Call for review of the 'obviousness' (inventive step) standard in the US

Via Lawrence Lessig - conservative think tank, the Progress and Freedom Foundation, has called for a review of the Federal Circuit's obviousness standard, saying it is letting too many bad patents through. 2 Senior Fellows of the Foundation filed an amicus brief (pdf) in the case of KSR v Teleflex. According to a press release, the case is about:
'a patent held by the respondent that claims "invention" of the combination of two pre-existing designs -- an automobile adjustable accelerator pedal and an electronic throttle control. A district court ruled against the patent, finding that anyone with an undergraduate degree or modest industry experience "would have found it obvious" to connect the two devices. A Federal Circuit Court of Appeals panel vacated that judgment because the petitioners hadn't found objective evidence that anyone suggested the combination before the respondents filed their patent.'
According to the PFF fellows,
'PFF, precisely because of its fierce insistence on the importance of intellectual property rights and markets to the world economy, is concerned that the patent system not overreach by trying to protect too much," DeLong and Singleton say. "Extensions of the system to cover creations that are not true advances cause misallocation of resources and provide ammunition to those whose goal it is to undermine the basic idea of patents....
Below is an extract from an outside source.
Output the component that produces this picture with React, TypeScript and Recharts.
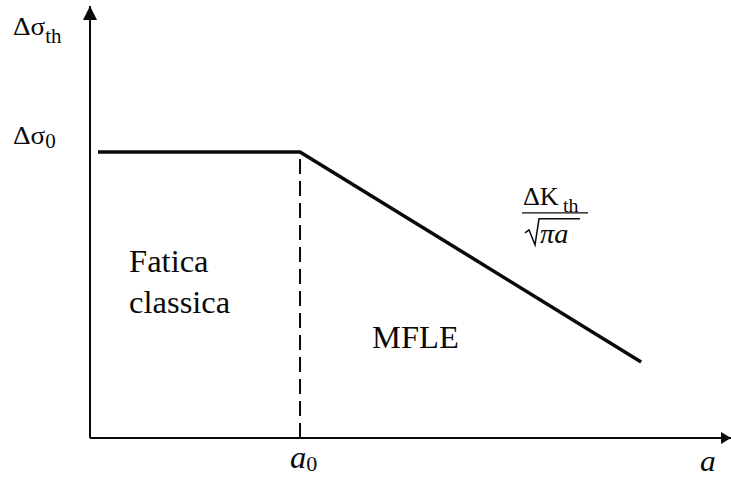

...The Federal Circuit's test says, in essence, that all doubtful cases, all cases in the gray area, will be decided in favor of patentability. It has decided to run zero risk of rejecting a meritorious claim even at the cost of accepting numerous non-meritorious claims...This is not sensible doctrine. Nor is it in accord with the statutory language or the precedents of this Court'
24 Law Professors also filed an amicus in the case (pdf). The case has not yet been granted certiorari by the Supreme Court.